Good Job, More Please

Fulham v Newcastle United - Sky Bet Championship Photo by Mike Hewitt/Getty Images

Blackburn came to St. James Park Saturday and shut out the host 1-0. Newcastle, for their part, out-possessed the Lancashire club by a 3-to-1 margin and had more shots overall (15-11). These are statistics that would back up a Newcastle win, so what went wrong?

Many were critical of Rafa Benitez’s multiple changes to the starting 11. With a quarter final League Cup game Tuesday and a 5-point cushion atop the table, I defend his policy of rotation. It’s a clear opportunity, with such a large squad, to give some different players a chance to play against a struggling side and to give regulars a breather with so many games left to play this season. I’d also admit that some of the chemistry needed to break down well-organized defenses of the English second tier might have been missing with such a changed side.

To get a closer look at what went wrong, I wanted to look back at the second goal of the game against Leeds a week prior. Newcastle was up 1 goal but had been on their back foot since scoring. They looked to have no chance of extending the lead until a few moments of brilliance put the game away for Newcastle. A moment like that against Blackburn surely would have put Newcastle in the lead. Let’s break down the second goal scored against Leeds:

Leeds were positioned really well. For every Newcastle attacker, there was at least one Leeds defender. Ritchie was isolated, with his back to the net, on the wing with few options and 3 defenders to deny any attempts of dribbling towards goal.

Jack Colback comes into the picture to receive Ritchie’s pass. Leeds are still in excellent position to defend their goal. Colback’s options at this point seem to be: a low percentage shot at goal, force the ball back into the corner for Anita, switch the ball to the opposite wing for Dummett (3) or Gouffran (off screen), or play it backwards to his defense to reset the offense.

When Colback receives the ball he instead chooses to take his defender on and dribbles towards the defending player's left shoulder. Still, nothing should come of this move as Jack is surrounded by five Leeds defenders.

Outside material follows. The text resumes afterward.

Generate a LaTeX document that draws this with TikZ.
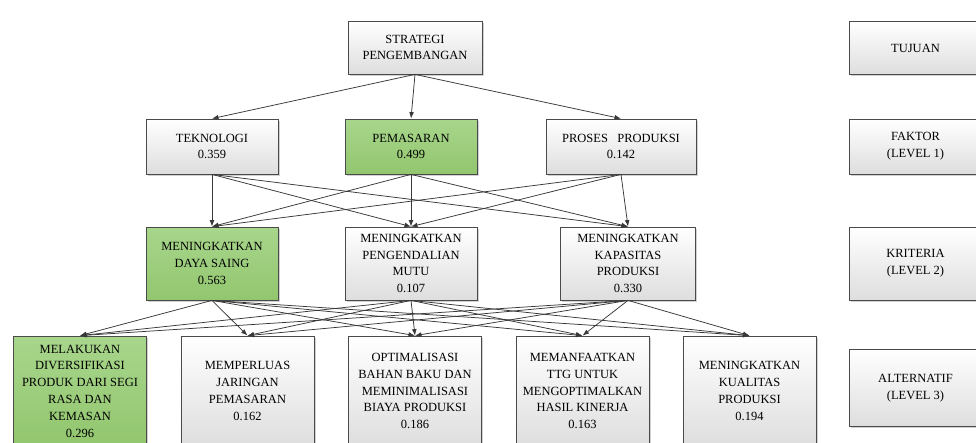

Anita makes a move to the corner of the 18-yard box leaving the man responsible for him on the wrong side of Anita and the goal. This is the beginning of a magical goal. Colback gives the ball to Anita. When Anita receives the ball, Leeds is still very organized. The defenders are in a straight line with Newcastle attackers all accounted for. Notice: Gayle’s in an offside position.

Anita one touches the ball to Perez and 4 Leeds defenders converge on the ball. This allows Anita to slip behind and Perez one touches the ball back to the Newcastle right back.

Because of some quick touches, Leed’s defenders are now in poor position to defend. Anita is a step behind his defender, Gayle drifted back into an onside position, and Leeds defenders are looking at their own net. If you payed attention to the Youtube timer, this all happened in just 7 seconds.

Anita delivers the perfect, one touch pass back across the face of the goal and Rob Green has no chance to stop Gayle’s shot on goal. 2-0 Newcastle!

Nothing like this happened Saturday against Blackburn and as a result, we were shut out. The players needn't look further for inspiration on how to break down even the most stubborn of defenses. Of course, all of this is easier said than done - Arsenal would win the league every year if you could rely on players’ ability to execute perfect one-two’s consistently, bringing in wins week in and week out.

This Tuesday, if the Magpies want to advance to the semi-final of the EFL Cup, they need moments of inspired team play like this. Hull will surely be stiff competition, but with moments of individual brilliance and some luck, Newcastle should find themselves playing in the next round.